An industry opinion - the consultant's viewpoint
During the Strategy Summit at World Routes, a panel of industry experts shared their thoughts on the growth of aviation within the Chinese region. The panel was moderated by Jeremy Robinson, partner, Watson Farley & Williams LLP, and featured Robert Hill, vice president, Seabury; John Grant, director, JG Aviation Consultant; Edmond Rose, vice president, ICF International; Howard Mann, vice president, Campbell Hill Aviation Group and Yolanta Strikitsa, director, Strikitsa Consulting.
While the Chinese market, and the considerable growth it has enjoyed over the last few years is considered to be full of potential, John Grant went against the grain and said it was actually a problem. Grant said: “China is a problem that we’re not recognising in terms of how to compete against the Chinese carriers and how to develop the market.” Grant continued to comment that the idea that ‘it’s all about outbound traffic’ is essentially true, but it is ultimately going to be a defeatist attitude.
Robert Hill mentioned that this market has been growing for a long time; it was seen developing into Europe with Dutch carrier KLM, and into the US market with United Airlines. With Chinese carriers taking on new fleets, these airlines will be expanding rapidly into the European and American markets. With this continuing expansion, one area that could be worked at according to Hill was a relaxation of visa requirements to enter China. Hill quipped, “every time I apply for a ten year visa, I get a one year visa.”
Howard Mann sees the need to update on the bilateral agreements that are currently in place between China and the United States. The bilateral agreement is split into three zones, which has seen such a fast increase of frequencies, a growth that cannot be missed. But is it not just the US that are looking at their agreements. Mann disclosed that Canada were negotiating their own agreement with China just last week.
Edmond Rose talked about protectionism in China, yet highlighted that originally China had restrictive agreements with regions. As time has gone on, and growth has continued, China has become much more liberal with their agreements. Rose also said, “not long ago, European carriers had much more activity in China but soon the tables will turn.”
In terms of the growth of the Chinese market being ‘disruptive’, Howard Mann pointed out that the most recent case to consider is that Gulf carriers were too considered ‘disruptive’. He expanded on this by saying, “There were decades of European and US markets taking advantage of the Indian market because they didn’t have a strong carrier.”
It is no secret that a Chinese services have continued to grow, the big budget aircraft orders too have come from Chinese carriers. The orders that are being placed are not necessarily best practice, argued Robert Hill. He said “The order book says the widebody which has less capacity fits the market better than the large A380. If you were to cut it in half to make an A190, you would have the right plane for the market!”

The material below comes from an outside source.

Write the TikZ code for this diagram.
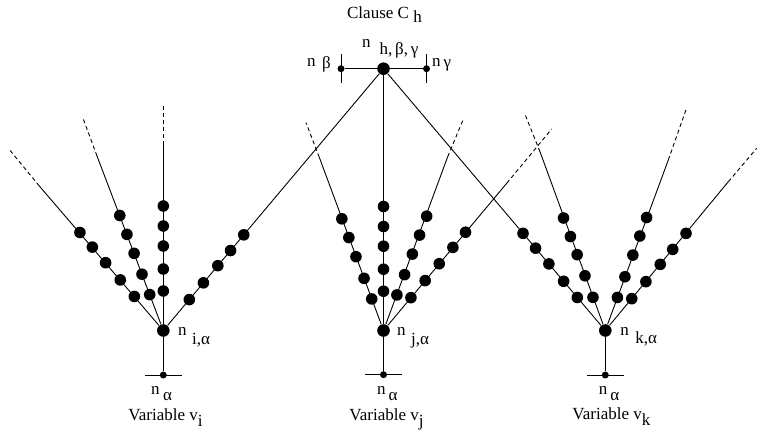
\documentclass[tikz,border=0pt]{standalone}
\usepackage{fontspec}
\setmainfont{Liberation Serif}
\usetikzlibrary{calc}
\newcommand\branchdots[3]{%
  \foreach \d [count=\n] in {#3} \node[dot] (#2-\n) at ($(#1)!\d pt!(#2)$) {};}
\begin{document}
\begin{tikzpicture}[x=1pt,y=-1pt,line width=0.9pt,
  bigdot/.style={circle,fill=black,inner sep=0pt,minimum size=12.6pt},
  dot/.style={circle,fill=black,inner sep=0pt,minimum size=11.6pt},
  smalldot/.style={circle,fill=black,inner sep=0pt,minimum size=7pt},
  lbl/.style={inner sep=0pt,anchor=base west,font=\fontsize{17}{20}\selectfont},
  dashedline/.style={dash pattern=on 4pt off 3pt}]
\useasboundingbox (0,0) rectangle (757,431);

% clause gadget
\node[bigdot] (C) at (383.5,68.7) {};
\node[smalldot] (Nb) at (341,68.7) {};
\node[smalldot] (Ng) at (426.5,68.7) {};

% variable roots and bottom dots
\node[bigdot] (Ri) at (163.3,330.5) {};
\node[bigdot] (Rj) at (383.5,330.5) {};
\node[bigdot] (Rk) at (605.3,330.5) {};
\node[smalldot] (Bi) at (163.3,375) {};
\node[smalldot] (Bj) at (383.5,374.7) {};
\node[smalldot] (Bk) at (605.3,375) {};

% branch end points (s = end of solid part, e = end of dashed part)
\coordinate (i1s) at (39.3,186);   \coordinate (i1e) at (8.3,148.3);
\coordinate (i2s) at (97,156);     \coordinate (i2e) at (83.3,119);
\coordinate (i3s) at (163.3,145);  \coordinate (i3e) at (163.3,104.3);
\coordinate (j1s) at (319.3,157.3); \coordinate (j1e) at (306,122.7);
\coordinate (j3s) at (447.7,156.7); \coordinate (j3e) at (463.3,119.3);
\coordinate (j4s) at (506.7,183.3); \coordinate (j4e) at (551.7,129);
\coordinate (k2s) at (540,151.7);  \coordinate (k2e) at (525,114.3);
\coordinate (k3s) at (668.3,160);  \coordinate (k3e) at (686.7,107.7);
\coordinate (k4s) at (728.3,181.7); \coordinate (k4e) at (756.7,148.3);

% clause connectors
\draw (Nb) -- (Ng);
\draw ($(Nb)+(0,-14.7)$) -- ($(Nb)+(0,14.6)$);
\draw ($(Ng)+(0,-14.7)$) -- ($(Ng)+(0,14.6)$);
\draw (Ri) -- (C);
\draw (Rj) -- (C);
\draw (Rk) -- (C);

% branches
\foreach \r/\b in {Ri/i1,Ri/i2,Ri/i3,Rj/j1,Rj/j3,Rj/j4,Rk/k2,Rk/k3,Rk/k4}{
  \draw (\r) -- (\b s);
  \draw[dashedline] (\b s) -- (\b e);
}

% bottom stems
\foreach \r/\b in {Ri/Bi,Rj/Bj,Rk/Bk}{
  \draw (\r) -- (\b);
  \draw ($(\b)+(-18.3,0)$) -- ($(\b)+(18.3,0)$);
}

% dots along branches
\branchdots{Ri}{i1e}{44.7,66.4,89,109.5,128.7}
\branchdots{Ri}{i2e}{38.4,60.2,82.5,102.8,123}
\branchdots{Ri}{i3e}{39.5,61.5,84.5,104.5,124.5}
\branchdots{Ri}{C}{40.4,62.3,84.7,104.5,125}
\branchdots{Rj}{j1e}{33.7,55.7,78.8,99.2,119.2}
\branchdots{Rj}{C}{39.3,61.3,84.3,104,124}
\branchdots{Rj}{j3e}{38,59.7,81.7,102,122.2}
\branchdots{Rj}{j4e}{42.8,65,87,108.3,128}
\branchdots{Rk}{C}{43.3,64.5,87.3,107.9,127.3}
\branchdots{Rk}{k2e}{35.4,58.4,80.9,100.2,120}
\branchdots{Rk}{k3e}{35.2,57.2,80.3,100.6,120.3}
\branchdots{Rk}{k4e}{41.4,63.5,86,105.5,126.3}

% labels
\node[lbl] (lclause) at (346.7,18.3) {Clause C \raisebox{-4.4pt}{h}};
\node[lbl] (lh) at (361.7,47.3) {n\hspace{9pt}\raisebox{-6.7pt}{h,\,β,\,γ}};
\node[lbl] (lb) at (306.7,66.7) {n\hspace{6.5pt}\raisebox{-1.5pt}{β}};
\node[lbl] (lg) at (431.7,66.7) {n\hspace{3pt}\raisebox{-1pt}{γ}};
\node[lbl] (lia) at (177.7,335) {n\hspace{5.5pt}\raisebox{-9pt}{i,α}};
\node[lbl] (lja) at (396.7,335) {n\hspace{5.5pt}\raisebox{-9pt}{j,α}};
\node[lbl] (lka) at (620,335) {n\hspace{6.5pt}\raisebox{-8pt}{k,α}};
\node[lbl] (lai) at (150.7,394) {n\hspace{3.5pt}\raisebox{-6pt}{α}};
\node[lbl] (laj) at (376.7,394) {n\hspace{3pt}\raisebox{-6pt}{α}};
\node[lbl] (lak) at (598.3,394) {n\hspace{3pt}\raisebox{-6pt}{α}};
\node[lbl] (lvi) at (128,420) {Variable v\raisebox{-6pt}{i}};
\node[lbl] (lvj) at (349,420) {Variable v\raisebox{-6pt}{j}};
\node[lbl] (lvk) at (572,419) {Variable v\raisebox{-6pt}{k}};
\end{tikzpicture}
\end{document}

Edmond Rose believes that airlines have never had it so good for long-haul service, stating “there is plenty of choice from manufacturers, but there are not always slots available. New routes can be developed with more efficient aircraft in a far more effective way.”
The UK’s referendum vote to leave the European Union this summer – dubbed ‘Brexit’ – is not as daunting as it was originally made out to be. Grant refers to it as a ‘Diana moment’; the initial impact of it seemed to be massive, “but it was three months ago, and what has changed? We’re at least two years away from anything happening. Airlines are concerned with the next three months, six months, the next nine months. Two years is very far away in their planning.”